- _DIRECTIONS FOR THIS TASK_: Below this line is the material. Write out only its lines from the one containing "Write the matplotlib code for this chart." through the one containing "from matplotlib.transforms import", both kept, exactly.

- _DATA RECORDS_:
>> START

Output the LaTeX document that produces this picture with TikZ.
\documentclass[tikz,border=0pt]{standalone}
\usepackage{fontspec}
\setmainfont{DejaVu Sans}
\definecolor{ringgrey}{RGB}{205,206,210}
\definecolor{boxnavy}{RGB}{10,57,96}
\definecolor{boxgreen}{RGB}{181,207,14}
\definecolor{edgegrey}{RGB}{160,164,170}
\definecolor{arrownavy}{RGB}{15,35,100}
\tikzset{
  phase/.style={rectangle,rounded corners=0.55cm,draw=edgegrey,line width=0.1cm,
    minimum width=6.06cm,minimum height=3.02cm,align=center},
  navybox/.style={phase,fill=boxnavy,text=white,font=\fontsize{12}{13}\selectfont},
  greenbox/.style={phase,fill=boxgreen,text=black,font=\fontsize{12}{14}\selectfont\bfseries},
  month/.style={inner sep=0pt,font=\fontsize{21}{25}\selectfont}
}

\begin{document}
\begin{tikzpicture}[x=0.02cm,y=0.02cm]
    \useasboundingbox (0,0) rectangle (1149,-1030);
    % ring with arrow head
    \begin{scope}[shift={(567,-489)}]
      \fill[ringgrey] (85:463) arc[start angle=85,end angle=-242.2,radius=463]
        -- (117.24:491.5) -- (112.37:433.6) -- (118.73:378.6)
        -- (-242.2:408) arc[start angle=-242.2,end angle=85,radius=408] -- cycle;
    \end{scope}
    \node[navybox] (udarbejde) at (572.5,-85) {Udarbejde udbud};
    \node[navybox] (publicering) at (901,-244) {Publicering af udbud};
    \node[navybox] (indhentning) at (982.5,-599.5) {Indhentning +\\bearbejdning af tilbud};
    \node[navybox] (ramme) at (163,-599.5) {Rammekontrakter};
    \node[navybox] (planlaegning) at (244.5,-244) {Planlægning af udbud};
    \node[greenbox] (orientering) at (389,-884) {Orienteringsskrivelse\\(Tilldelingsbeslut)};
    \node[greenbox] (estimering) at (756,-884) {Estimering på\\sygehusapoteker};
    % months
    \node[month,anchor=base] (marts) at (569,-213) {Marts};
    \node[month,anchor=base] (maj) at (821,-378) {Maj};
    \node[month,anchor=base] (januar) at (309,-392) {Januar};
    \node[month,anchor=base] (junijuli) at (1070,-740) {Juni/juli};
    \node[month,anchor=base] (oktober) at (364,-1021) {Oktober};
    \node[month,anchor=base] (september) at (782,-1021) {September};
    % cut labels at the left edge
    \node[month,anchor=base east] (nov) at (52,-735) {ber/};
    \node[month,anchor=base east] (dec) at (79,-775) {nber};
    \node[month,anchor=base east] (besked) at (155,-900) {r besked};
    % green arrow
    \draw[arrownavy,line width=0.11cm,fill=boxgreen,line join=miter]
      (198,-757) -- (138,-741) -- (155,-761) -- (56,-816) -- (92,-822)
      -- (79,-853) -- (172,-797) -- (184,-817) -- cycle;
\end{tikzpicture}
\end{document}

>> END
>> START

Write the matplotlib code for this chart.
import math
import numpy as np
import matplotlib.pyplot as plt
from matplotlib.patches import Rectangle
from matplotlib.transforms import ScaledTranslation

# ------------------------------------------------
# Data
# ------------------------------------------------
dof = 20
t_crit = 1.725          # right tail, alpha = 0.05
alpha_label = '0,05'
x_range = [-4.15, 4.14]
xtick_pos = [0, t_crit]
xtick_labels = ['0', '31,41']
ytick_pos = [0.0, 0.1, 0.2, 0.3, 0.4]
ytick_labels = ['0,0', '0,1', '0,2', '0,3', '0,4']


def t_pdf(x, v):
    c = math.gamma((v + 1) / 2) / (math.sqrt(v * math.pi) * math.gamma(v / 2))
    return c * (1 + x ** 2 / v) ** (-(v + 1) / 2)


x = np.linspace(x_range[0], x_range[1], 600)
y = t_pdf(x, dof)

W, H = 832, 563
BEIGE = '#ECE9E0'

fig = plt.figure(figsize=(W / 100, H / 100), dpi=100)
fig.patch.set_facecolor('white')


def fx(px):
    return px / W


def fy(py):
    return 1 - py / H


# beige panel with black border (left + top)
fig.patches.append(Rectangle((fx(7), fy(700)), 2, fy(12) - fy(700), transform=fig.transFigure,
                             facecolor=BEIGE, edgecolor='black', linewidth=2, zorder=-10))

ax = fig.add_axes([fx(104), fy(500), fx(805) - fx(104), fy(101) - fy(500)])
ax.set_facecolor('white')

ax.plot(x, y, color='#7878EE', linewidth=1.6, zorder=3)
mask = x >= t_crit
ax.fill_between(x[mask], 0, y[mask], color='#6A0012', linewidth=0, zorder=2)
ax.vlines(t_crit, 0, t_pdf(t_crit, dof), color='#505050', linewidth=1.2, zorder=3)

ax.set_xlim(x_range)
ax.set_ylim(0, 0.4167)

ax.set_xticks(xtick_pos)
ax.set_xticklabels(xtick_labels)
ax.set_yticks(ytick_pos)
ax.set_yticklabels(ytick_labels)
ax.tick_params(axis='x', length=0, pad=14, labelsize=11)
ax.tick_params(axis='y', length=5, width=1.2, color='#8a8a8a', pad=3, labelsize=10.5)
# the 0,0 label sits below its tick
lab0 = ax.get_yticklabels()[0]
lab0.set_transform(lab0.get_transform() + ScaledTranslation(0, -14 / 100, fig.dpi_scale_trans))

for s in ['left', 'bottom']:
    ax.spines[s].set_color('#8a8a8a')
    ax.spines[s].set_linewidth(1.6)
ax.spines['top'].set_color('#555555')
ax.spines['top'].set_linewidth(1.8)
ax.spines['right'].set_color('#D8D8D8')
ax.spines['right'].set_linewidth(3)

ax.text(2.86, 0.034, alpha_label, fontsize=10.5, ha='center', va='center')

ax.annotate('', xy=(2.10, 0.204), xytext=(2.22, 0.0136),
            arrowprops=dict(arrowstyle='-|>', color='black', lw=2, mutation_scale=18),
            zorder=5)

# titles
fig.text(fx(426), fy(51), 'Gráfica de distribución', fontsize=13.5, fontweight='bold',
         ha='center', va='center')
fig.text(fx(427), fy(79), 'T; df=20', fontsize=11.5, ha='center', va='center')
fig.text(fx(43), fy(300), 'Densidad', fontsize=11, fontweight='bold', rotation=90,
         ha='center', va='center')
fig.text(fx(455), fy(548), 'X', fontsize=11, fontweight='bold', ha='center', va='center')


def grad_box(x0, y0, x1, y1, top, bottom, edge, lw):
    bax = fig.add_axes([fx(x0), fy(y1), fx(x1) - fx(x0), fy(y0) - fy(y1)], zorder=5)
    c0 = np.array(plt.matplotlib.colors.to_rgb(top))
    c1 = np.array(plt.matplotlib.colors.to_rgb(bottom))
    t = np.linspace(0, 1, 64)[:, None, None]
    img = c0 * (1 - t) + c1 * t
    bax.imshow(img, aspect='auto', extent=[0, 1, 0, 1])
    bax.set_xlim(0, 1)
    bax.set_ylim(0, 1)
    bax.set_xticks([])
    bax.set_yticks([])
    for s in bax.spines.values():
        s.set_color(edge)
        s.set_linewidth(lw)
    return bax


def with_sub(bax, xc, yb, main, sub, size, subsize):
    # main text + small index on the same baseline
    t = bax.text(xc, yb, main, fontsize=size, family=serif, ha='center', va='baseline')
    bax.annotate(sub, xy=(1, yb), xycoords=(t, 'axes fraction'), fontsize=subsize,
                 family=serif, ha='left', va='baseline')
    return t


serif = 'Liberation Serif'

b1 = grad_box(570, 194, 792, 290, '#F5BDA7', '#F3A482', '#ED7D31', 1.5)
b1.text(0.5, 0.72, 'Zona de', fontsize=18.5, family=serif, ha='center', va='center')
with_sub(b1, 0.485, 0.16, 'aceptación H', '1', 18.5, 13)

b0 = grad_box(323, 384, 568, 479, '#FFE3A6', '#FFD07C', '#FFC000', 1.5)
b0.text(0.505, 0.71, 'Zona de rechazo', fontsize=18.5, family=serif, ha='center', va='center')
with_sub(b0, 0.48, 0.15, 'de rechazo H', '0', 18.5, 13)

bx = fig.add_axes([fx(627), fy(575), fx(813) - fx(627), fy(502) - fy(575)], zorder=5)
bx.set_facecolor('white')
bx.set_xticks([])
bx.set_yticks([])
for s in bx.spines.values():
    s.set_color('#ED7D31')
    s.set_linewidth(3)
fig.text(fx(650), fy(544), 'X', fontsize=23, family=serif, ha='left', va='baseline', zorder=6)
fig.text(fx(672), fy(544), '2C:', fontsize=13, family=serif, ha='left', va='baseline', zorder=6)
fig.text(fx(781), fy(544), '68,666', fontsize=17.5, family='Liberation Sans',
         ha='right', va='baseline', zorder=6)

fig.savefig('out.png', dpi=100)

>> END

- _FINISHED ANSWER_:
Write the matplotlib code for this chart.
import math
import numpy as np
import matplotlib.pyplot as plt
from matplotlib.patches import Rectangle
from matplotlib.transforms import ScaledTranslation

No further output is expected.